When the Russians captured the Black Sea coast from a weakening Ottoman Empire in 1789, Yenu-Duniya was but a small fortress overlooking a natural harbor.

In 1784 Catherine II founded a new town on the site. Named Odessa the following year for the ancient Greek city of Odessos, it soon became destination of Italian, Greek and Jewish immigrants.

In the 19th century Odessa became the most important port of the Russian Empire for the exportation of cereals.

Jews flowed to the city and from 17,000 Jews (21.7% of the population) in 1855 they grew to 139,984 (34.65% of the population) in 1897 making of Odessa the most important Jewish community in the Soviet Union and the third in the world after Warsaw and New York.

The city early on embraced the form of a modern and Western-leaning metropolis with a flowrishing commerce, intellectual and cultural life.

Jewish Traders and Merchants in Odessa by Denis Auguste Marie Raffet
from Voyage dans la Russie by A. Demidoff (Paris: E.Bourdin, 1840).
Source: yivo.org (Gross Family Collection)

Just after World War I Odessa had a Jewish population of approximately 250,000, which accounted for 50 percent of the city’s inhabitants. The Jews were a thriving and vibrant community; there were 60 synagogues and Jewish thinkers and businesses flourished.

Odessa was home of men such as Isaac Babel, Chaim Nachman Bialik, Ahad Ha'am, Moses Leib Lilienblum, Mendel Mokher Seforim, Abraham Goldfaden, Jacob P. Adler, Vladimir Jabotinsky, Meier Dizengoff and Leo Pinsker among others.

By 1939, however, the Jewish population had dwindled to about 180,000, about a third of the city's and had retroceded to the 4th position in the world rank behind the Jewish populations of Warsaw, New York and Tel Aviv.

Many fled the city before its siege and surrender to the Axis powers in 1941, but around 100,000 (according to the USHMM estimates) were killed by the Romanian and German troops during the occupation on the city. Other sources estimate the number to 115,000.
In 1942 only 703 Jews still lived in Odessa.

After the war, Jews came back to the city but the Soviet government banned all religious activities and all communal or cultural life disappeared. According to the 1959 census, they were 106,700.
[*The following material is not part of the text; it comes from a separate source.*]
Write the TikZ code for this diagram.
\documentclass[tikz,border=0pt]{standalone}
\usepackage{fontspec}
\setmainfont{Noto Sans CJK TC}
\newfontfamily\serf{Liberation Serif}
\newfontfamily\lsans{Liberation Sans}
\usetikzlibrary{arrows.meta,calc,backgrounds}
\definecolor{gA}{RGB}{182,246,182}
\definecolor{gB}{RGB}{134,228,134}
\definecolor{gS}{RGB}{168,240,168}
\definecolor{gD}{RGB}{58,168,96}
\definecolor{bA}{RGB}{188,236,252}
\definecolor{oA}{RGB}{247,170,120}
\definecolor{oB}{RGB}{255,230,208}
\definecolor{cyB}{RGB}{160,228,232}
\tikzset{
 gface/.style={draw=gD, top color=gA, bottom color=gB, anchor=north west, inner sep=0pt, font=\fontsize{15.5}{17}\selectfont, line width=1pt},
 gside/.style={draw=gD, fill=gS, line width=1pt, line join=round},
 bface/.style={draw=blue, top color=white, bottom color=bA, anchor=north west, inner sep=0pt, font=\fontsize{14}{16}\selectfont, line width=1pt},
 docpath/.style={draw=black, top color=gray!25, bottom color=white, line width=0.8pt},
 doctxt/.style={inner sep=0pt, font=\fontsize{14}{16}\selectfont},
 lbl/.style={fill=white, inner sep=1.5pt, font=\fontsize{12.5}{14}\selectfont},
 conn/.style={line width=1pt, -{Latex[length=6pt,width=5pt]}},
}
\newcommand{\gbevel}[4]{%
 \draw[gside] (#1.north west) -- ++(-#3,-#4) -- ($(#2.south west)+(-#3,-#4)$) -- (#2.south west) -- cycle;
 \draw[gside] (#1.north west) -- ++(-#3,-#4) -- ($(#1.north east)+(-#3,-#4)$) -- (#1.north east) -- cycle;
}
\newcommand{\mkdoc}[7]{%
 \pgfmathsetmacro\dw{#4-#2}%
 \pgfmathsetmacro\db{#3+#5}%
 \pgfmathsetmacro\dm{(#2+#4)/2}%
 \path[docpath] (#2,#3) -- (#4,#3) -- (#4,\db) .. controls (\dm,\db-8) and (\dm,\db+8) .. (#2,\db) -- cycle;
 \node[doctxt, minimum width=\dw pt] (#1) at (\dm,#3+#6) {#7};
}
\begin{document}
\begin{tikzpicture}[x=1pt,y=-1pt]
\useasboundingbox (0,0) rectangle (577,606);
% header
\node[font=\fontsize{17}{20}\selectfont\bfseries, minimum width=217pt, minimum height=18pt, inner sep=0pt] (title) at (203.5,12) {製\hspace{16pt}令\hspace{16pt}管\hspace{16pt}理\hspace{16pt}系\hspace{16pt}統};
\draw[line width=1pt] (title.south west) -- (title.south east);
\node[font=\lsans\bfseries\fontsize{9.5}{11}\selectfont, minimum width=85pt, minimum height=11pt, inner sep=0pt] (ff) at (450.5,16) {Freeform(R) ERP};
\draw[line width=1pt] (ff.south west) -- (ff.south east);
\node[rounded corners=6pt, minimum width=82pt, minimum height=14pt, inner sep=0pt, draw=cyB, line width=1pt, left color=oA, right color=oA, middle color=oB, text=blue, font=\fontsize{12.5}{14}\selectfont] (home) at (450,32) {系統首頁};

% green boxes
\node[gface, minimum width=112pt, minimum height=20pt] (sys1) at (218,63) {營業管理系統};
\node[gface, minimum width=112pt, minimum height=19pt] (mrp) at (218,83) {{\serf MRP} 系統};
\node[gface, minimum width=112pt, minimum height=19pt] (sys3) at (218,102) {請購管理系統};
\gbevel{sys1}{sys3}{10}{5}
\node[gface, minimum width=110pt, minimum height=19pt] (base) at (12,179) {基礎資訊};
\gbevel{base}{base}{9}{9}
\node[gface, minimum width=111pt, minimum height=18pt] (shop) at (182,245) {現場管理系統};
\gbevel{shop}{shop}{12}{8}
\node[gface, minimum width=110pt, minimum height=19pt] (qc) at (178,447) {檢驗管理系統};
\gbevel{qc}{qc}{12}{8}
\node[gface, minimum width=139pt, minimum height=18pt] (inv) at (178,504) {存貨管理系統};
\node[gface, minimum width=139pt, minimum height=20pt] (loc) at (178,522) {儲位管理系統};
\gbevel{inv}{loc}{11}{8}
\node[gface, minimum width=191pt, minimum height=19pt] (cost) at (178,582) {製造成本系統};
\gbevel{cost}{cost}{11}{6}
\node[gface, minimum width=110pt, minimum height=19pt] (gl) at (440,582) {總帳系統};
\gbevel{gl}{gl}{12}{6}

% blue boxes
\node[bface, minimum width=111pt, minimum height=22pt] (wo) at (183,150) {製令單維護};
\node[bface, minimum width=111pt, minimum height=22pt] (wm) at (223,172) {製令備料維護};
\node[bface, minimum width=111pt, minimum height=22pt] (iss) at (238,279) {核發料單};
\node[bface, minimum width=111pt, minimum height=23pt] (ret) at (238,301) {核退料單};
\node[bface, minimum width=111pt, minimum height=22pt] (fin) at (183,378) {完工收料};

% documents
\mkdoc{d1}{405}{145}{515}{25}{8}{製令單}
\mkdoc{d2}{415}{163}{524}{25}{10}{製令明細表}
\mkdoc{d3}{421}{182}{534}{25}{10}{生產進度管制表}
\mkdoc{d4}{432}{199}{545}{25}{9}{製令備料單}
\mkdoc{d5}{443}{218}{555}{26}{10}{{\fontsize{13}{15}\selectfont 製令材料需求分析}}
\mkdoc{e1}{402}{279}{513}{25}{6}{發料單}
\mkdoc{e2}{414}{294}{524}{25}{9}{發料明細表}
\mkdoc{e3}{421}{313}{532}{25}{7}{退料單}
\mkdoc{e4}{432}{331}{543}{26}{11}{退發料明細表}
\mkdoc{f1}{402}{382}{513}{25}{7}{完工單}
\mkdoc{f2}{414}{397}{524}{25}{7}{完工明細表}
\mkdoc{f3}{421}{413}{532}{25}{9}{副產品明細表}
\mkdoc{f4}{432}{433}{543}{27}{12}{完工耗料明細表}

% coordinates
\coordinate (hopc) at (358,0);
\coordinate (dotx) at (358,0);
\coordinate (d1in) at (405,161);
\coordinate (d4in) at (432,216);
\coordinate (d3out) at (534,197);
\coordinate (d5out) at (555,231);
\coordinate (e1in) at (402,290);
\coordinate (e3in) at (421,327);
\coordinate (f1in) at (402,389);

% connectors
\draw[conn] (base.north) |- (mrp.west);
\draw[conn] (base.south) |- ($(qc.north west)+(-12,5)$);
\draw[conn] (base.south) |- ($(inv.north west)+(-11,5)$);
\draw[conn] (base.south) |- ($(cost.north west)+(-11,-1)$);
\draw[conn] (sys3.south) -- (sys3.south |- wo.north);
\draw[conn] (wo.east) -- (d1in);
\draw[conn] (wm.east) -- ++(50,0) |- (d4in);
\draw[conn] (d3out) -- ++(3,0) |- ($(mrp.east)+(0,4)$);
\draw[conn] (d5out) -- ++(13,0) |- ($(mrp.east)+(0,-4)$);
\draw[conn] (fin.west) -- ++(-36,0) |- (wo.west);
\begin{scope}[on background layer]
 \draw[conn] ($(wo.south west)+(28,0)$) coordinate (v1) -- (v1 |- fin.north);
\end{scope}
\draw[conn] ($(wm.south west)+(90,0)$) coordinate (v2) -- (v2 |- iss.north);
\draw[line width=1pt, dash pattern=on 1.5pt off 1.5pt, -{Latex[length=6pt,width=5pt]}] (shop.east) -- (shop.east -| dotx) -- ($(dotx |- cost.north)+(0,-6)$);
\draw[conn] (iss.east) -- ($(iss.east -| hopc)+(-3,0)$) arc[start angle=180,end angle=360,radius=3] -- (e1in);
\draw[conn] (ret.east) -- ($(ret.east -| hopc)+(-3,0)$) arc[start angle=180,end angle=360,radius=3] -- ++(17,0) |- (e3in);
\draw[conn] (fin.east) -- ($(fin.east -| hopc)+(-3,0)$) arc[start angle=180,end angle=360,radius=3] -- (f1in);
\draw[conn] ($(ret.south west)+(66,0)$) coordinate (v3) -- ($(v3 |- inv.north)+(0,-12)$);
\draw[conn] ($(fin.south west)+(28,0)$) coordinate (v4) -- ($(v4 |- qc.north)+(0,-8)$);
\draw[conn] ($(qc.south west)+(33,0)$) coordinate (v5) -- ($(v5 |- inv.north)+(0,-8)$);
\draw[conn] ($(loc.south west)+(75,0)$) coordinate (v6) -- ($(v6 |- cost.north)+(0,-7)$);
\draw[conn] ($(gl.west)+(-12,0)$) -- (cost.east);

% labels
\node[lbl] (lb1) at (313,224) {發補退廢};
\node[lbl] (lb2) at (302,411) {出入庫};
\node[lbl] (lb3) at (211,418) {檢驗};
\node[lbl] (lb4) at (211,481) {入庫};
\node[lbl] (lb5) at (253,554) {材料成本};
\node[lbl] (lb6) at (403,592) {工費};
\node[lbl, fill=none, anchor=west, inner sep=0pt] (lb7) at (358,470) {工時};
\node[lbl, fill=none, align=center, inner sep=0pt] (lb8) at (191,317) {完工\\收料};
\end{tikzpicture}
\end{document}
From 1968 several Jewish families were allowed to immigrate to Israel, following the increased demand for exit permits of Soviet Jews in the wake of the Six-Day War (1967). The 1989 census recorded 69,100 Jews in Odessa and in the 1990s most Jews emigrated.

In 2012 the Jews only amount 30,000 (a small 3% of the population). However, after the fall of the Soviet Union there was a renaissance of Jewish life. The Jewish community is today very active with three functioning Synagogues (one opened in 2012), a cultural center, a museum, an orphanage and several other institutions.